Often our differences divide us, drawing borders and building walls. We divide into camps and like-minded groups. We build physical borders, walls, fences, barriers. We also build figurative walls between ourselves based on our differences real or perceived.
We have a long history of division in the Church, the fact that there are hundreds of denominations, and that Sunday morning is the most segregated time in the week. In the ELCA there are divisions, particularly now with churches leaving and withdrawing support from the ELCA. Even here at Trinity we have divisions.

Amid such bitter polarization in our nation and divisions in our Church, in today’s Gospel (John 17:20-26) Jesus prays, and this right before he was to die. What was Jesus’ main concern and deepest prayer for the Church right before he died?
Jesus prays: “that they may all be ONE, as we (Jesus and God) are ONE.” This was the deepest prayer of Jesus’ heart before he died: that we would be ONE.
Jesus was very aware that when he left, his disciples might in some ways look like the Democrats and Republicans in Congress. He knew the human disposition to build walls, and divide into smaller likeminded groups. He knew that these divisions among his disciples were all the more likely because of the persecution they were sure to face. He also knew that the Church in 2010 would be faced with the same problem of division.

On this last Sunday of Easter, we eagerly anticipate next week, the Pentecost, the coming of the Holy Spirit. We recognize our inability to be ONE on our own, and that it is the Holy Spirit that makes us ONE, just as God and Jesus are ONE. The Holy Spirit, the one who intercedes, reconciles and mediates between us and our broken relationships. No border we build can divide the unity that Christ established through the Holy Spirit. In fact, the Holy Spirit breaks down the barriers we build to divide us.

Throughout the book of Acts we see the Holy Spirit breaking down barriers. The Holy Spirit in Pentecost gives the people the ability to understand other languages. The Holy Spirit breaks down barriers between the Jews and Gentiles. And in today’s lesson (Acts 16:16-34): Paul and Silas were stripped, beaten with rods and thrown into prison, in the innermost cell, with their feet fastened to stocks. Stuck in this cold, dark prison cell, it couldn’t get much worse for Paul and Silas, with this barrier of the prison door right in front of them.

But what did they do? They started praying and singing hymns to God.
Even though they were divided from the other prisoners, they were listening to them. Then there was an earthquake, that shook the foundations of the prison,
which opened the doors and unfastened the chains.
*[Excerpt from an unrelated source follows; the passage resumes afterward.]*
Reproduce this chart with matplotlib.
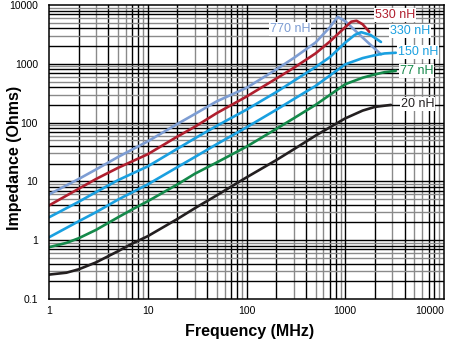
import numpy as np
import matplotlib
matplotlib.use("Agg")
import matplotlib.pyplot as plt

plt.rcParams['font.family'] = ['Liberation Sans', 'DejaVu Sans']

# values (frequency in MHz, impedance in ohms)
f_770 = [1, 2, 3, 5, 10, 20, 30, 50, 100, 200, 300, 500, 700, 840, 1000, 1300, 1700, 2300]
z_770 = [6.0, 11, 16, 26, 48, 95, 140, 230, 390, 800, 1250, 2300, 4200, 6300, 5300, 3500, 2300, 1450]

f_530 = [1, 2, 3, 5, 10, 20, 30, 50, 100, 200, 300, 500, 700, 1000, 1150, 1300, 1500, 1750]
z_530 = [3.9, 7.5, 11, 17, 29, 58, 85, 145, 277, 560, 850, 1500, 2400, 4200, 5200, 5400, 4700, 3500]

f_330 = [1, 2, 3, 5, 10, 20, 30, 50, 100, 200, 300, 500, 700, 1000, 1250, 1450, 1800, 2300]
z_330 = [2.45, 4.5, 6.6, 10.5, 18, 36, 54, 88, 166, 330, 510, 880, 1300, 2300, 3100, 3450, 3100, 2350]

f_150 = [1, 2, 3, 5, 10, 20, 30, 50, 100, 200, 300, 500, 1000, 1500, 2000, 2500, 3250]
z_150 = [1.12, 2.1, 3.0, 4.9, 8.9, 17.5, 26, 43, 83, 165, 250, 420, 980, 1250, 1400, 1500, 1540]

f_77 = [1, 1.5, 2, 3, 5, 7, 10, 20, 30, 50, 100, 200, 300, 500, 1000, 1500, 2000, 2500, 3250]
z_77 = [0.76, 0.9, 1.08, 1.5, 2.45, 3.35, 4.6, 8.9, 13.5, 21, 39, 78, 118, 200, 450, 580, 660, 720, 760]

f_20 = [1, 1.5, 2, 3, 5, 7, 10, 20, 30, 50, 100, 200, 300, 500, 1000, 1500, 2000, 2900]
z_20 = [0.26, 0.28, 0.32, 0.42, 0.65, 0.88, 1.17, 2.3, 3.5, 5.8, 11.7, 23, 35, 60, 118, 160, 185, 200]

series = [
    (f_770, z_770, '#7d9dd3', '770 nH', (270, 29)),
    (f_530, z_530, '#b01f2e', '530 nH', (375, 15)),
    (f_330, z_330, '#1aa0e0', '330 nH', (390, 31)),
    (f_150, z_150, '#1aa0e0', '150 nH', (398, 52)),
    (f_77, z_77, '#14894a', '77 nH', (400, 71)),
    (f_20, z_20, '#231f20', '20 nH', (401, 104)),
]

fig = plt.figure(figsize=(4.5, 3.42), dpi=100)
ax = fig.add_axes([49 / 450, 1 - 299 / 342, 395 / 450, 294 / 342])
ax.set_xscale('log')
ax.set_yscale('log')
ax.set_xlim(1, 10000)
ax.set_ylim(0.1, 10000)

# grid: decades black, minor lines a mix of black and gray
shade = {2: 'k', 3: '#8a8a8a', 4: 'k', 5: '#8a8a8a', 6: '#8a8a8a', 7: 'k', 8: 'k', 9: '#8a8a8a'}
for dec in [1, 10, 100, 1000]:
    for m in range(2, 10):
        ax.axvline(dec * m, color=shade[m], lw=1.0, zorder=1)
for dec in [0.1, 1, 10, 100, 1000]:
    for m in range(2, 10):
        ax.axhline(dec * m, color=shade[m], lw=1.0, zorder=1)
for v in [10, 100, 1000]:
    ax.axvline(v, color='k', lw=1.0, zorder=1)
for v in [1, 10, 100, 1000]:
    ax.axhline(v, color='k', lw=1.0, zorder=1)

for f, z, c, lab, pos in series:
    ax.plot(f, z, color=c, lw=1.9, solid_capstyle='round', zorder=3)
    fig.text(pos[0] / 450, 1 - pos[1] / 342, lab, color=c, fontsize=9,
             va='center', ha='left',
             bbox=dict(facecolor='white', edgecolor='none', pad=0.5), zorder=5)

ax.set_xticks([1, 10, 100, 1000, 10000])
ax.set_xticklabels(['1', '10', '100', '1000', '10000'])
ax.set_yticks([0.1, 1, 10, 100, 1000, 10000])
ax.set_yticklabels(['0.1', '1', '10', '100', '1000', '10000'])
ax.minorticks_off()
ax.tick_params(length=0, labelsize=7.5)
ax.tick_params(axis='y', pad=8)
ax.tick_params(axis='x', pad=5)
ax.get_xticklabels()[-1].set_horizontalalignment('right')
for s in ax.spines.values():
    s.set_linewidth(1.1)
    s.set_zorder(4)

ax.set_xlabel('Frequency (MHz)', fontsize=11.5, fontweight='bold')
ax.set_ylabel('Impedance (Ohms)', fontsize=11.5, fontweight='bold')
ax.xaxis.set_label_coords((250 - 49) / 395, (299 - 324) / 294)
ax.yaxis.set_label_coords((22 - 49) / 395, (299 - 158) / 294)

fig.savefig('out.png', dpi=100)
This occasioned the unity of Paul and Silas as prisoners with their jailer, and he was baptized, and then washed the wounds of Paul and Silas.
The Holy Spirit makes us ONE and shakes our foundations, breaking down our walls, and then brings us together in baptism and the washing of wounds.

As we worship together as a diverse community, we sing with one voice, the Holy Spirit is actively breaking down walls and uniting us in the peace of the risen Christ. As we sing together and pray together, may we hear the Holy Spirit uniting us. And as we go up to the table, may we taste in the bread and wine, what real unity in Christ tastes like.
As Paul and Silas sang, when we sing, may the Holy Spirit shake our foundations, freeing us from what binds us, and breaking down all the barriers that divide us, and then bring us together in baptism and the washing of wounds. May the Spirit of the risen Christ that makes us ONE, be with you now and forever. Amen.